Um outro aspecto é o apresentado por Grada Kilomba em sua obra “Memória da Plantação: episódios de racismo cotidiano” que traz uma análise profunda sobre o legado da escravidão e como suas consequências ainda ecoam na atualidade, especialmente por meio do racismo estrutural. Kilomba enfatiza como a lembrança histórica da escravidão continua a influenciar as interações sociais e raciais, sustentando uma hierarquia racial que ainda marginaliza as pessoas negras. O conceito de escravidão moderna está intimamente ligado a essa situação, pois, embora a escravidão tenha sido encerrada, práticas de exclusão social, discriminação e exploração econômica permanecem afetando as populações negras, particularmente em relação à desigualdade no acesso à educação, ao emprego e à justiça.
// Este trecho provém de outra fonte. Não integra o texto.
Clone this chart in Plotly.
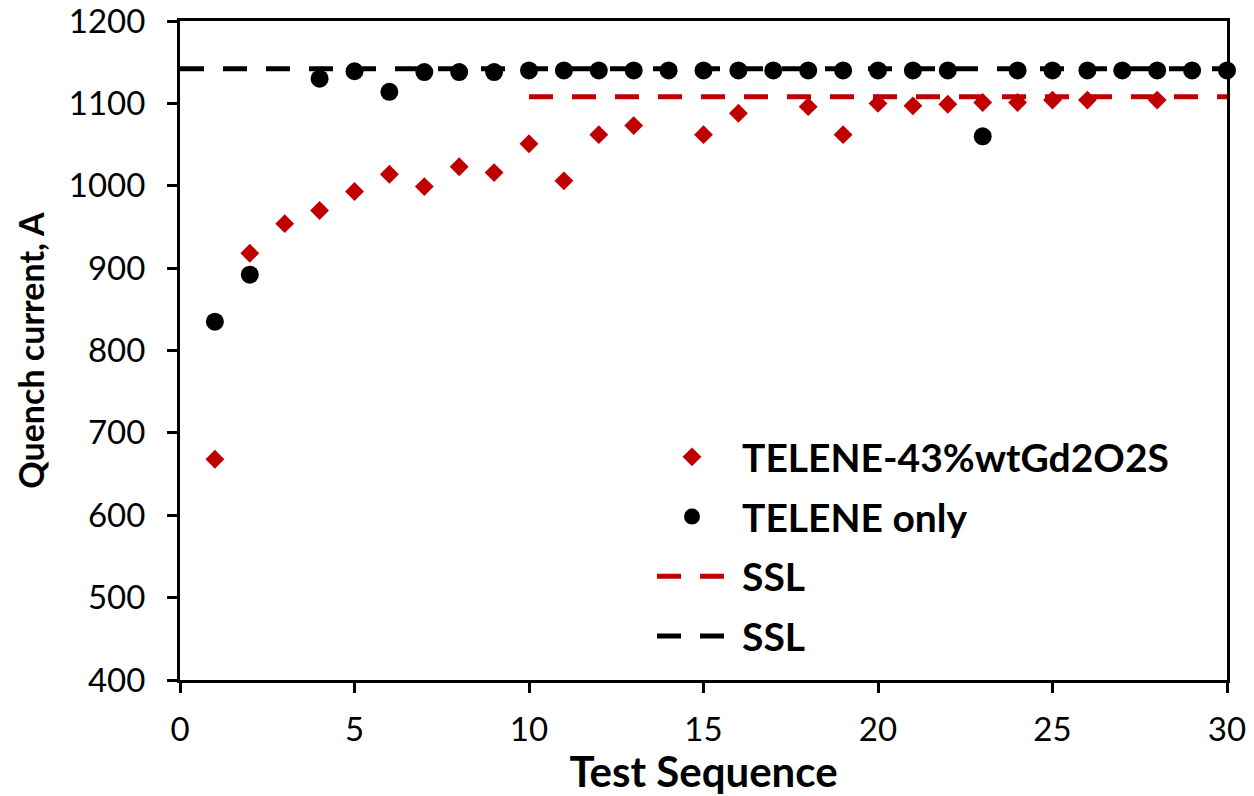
import plotly.graph_objects as go

# Quench training data for two impregnation resins
seq_gd = [1, 2, 3, 4, 5, 6, 7, 8, 9, 10, 11, 12, 13, 15, 16, 18, 19, 20, 21, 22, 23, 24, 25, 26, 28]
iq_gd = [668, 918, 954, 970, 993, 1014, 999, 1023, 1016, 1051, 1006, 1062, 1073, 1062, 1088,
         1096, 1062, 1100, 1097, 1099, 1101, 1101, 1104, 1104, 1104]

seq_tel = [1, 2, 4, 5, 6, 7, 8, 9, 10, 11, 12, 13, 14, 15, 16, 17, 18, 19, 20, 21, 22, 23, 24,
           25, 26, 27, 28, 29, 30]
iq_tel = [835, 892, 1130, 1139, 1114, 1138, 1138, 1138, 1140, 1140, 1140, 1140, 1140, 1140, 1140,
          1140, 1140, 1140, 1140, 1140, 1140, 1060, 1140, 1140, 1140, 1140, 1140, 1140, 1140]

# Short-sample limits
ssl_gd_x = [10, 30]
ssl_gd_y = [1108, 1108]
ssl_tel_x = [0, 30]
ssl_tel_y = [1142, 1142]

RED = "#C00000"
BLACK = "#000000"
FONT = "Lato"
PAD = "\u00a0"  # small lead-in so legend labels sit clear of the symbols

fig = go.Figure()
fig.add_trace(go.Scatter(
    x=seq_gd, y=iq_gd, mode="markers", name=PAD + "<b>TELENE-43%wtGd2O2S</b>",
    marker=dict(symbol="diamond", size=14.5, color=RED), cliponaxis=False, legendgroup="a"))
fig.add_trace(go.Scatter(
    x=seq_tel, y=iq_tel, mode="markers", name=PAD + "<b>TELENE only</b>",
    marker=dict(symbol="circle", size=18, color=BLACK), cliponaxis=False, legendgroup="b"))
fig.add_trace(go.Scatter(
    x=ssl_gd_x, y=ssl_gd_y, mode="lines", name=PAD + "<b>SSL</b>",
    line=dict(color=RED, width=5, dash="24px,19px"), legendgroup="c"))
fig.add_trace(go.Scatter(
    x=ssl_tel_x, y=ssl_tel_y, mode="lines", name=PAD + "<b>SSL</b>",
    line=dict(color=BLACK, width=5, dash="24px,19px"), legendgroup="d"))

axis_common = dict(
    showline=True, linecolor=BLACK, linewidth=3, mirror=True,
    ticks="outside", ticklen=10, tickwidth=2.5, tickcolor=BLACK,
    showgrid=False, zeroline=False, automargin=False, ticklabeloverflow="allow",
    tickfont=dict(family=FONT, size=33, color=BLACK),
)

fig.update_layout(
    width=1254, height=796,
    margin=dict(l=180, r=27, t=21, b=116),
    paper_bgcolor="white", plot_bgcolor="white",
    font=dict(family=FONT, color=BLACK),
    xaxis=dict(range=[0, 30], dtick=5, tick0=0,
               title=dict(text="<b>Test Sequence</b>", font=dict(family=FONT, size=42), standoff=15),
               ticklabelstandoff=8,
               **axis_common),
    yaxis=dict(range=[400, 1200], dtick=100, tick0=400,
               title=dict(text="<b>Quench current, A</b>", font=dict(family=FONT, size=34), standoff=14),
               ticklabelstandoff=15,
               **axis_common),
    legend=dict(x=(652 - 180) / 1047, y=0.387, xanchor="left", yanchor="top",
                font=dict(family=FONT, size=39, color=BLACK), itemwidth=70,
                bgcolor="rgba(0,0,0,0)", traceorder="grouped", tracegroupgap=6),
    showlegend=True,
)

fig.write_html("out.html")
A obra de Kilomba, portanto, não apenas reexamina o passado, mas também revela como o racismo estrutural se manifesta de maneiras discretas e persistentes na sociedade atual, mantendo viva a opressão e a exclusão, mesmo no contexto pós-abolição.
Por fim, o nacionalismo e o ufanismo, ao buscarem reforçar a identidade nacional, frequentemente se manifestam como desdobramentos do pensamento colonial que ainda afeta a formação de nações pós-coloniais. Assim, ambos os conceitos evidenciam como o legado colonial ainda impacta as narrativas nacionais, muitas vezes de maneira distorcida, ao invés de fomentar um diálogo crítico e reflexivo sobre as desigualdades históricas.
Boas reflexões, Maria Eduarda. Análise objetiva e bem formulada. Com respeito, Alexandre.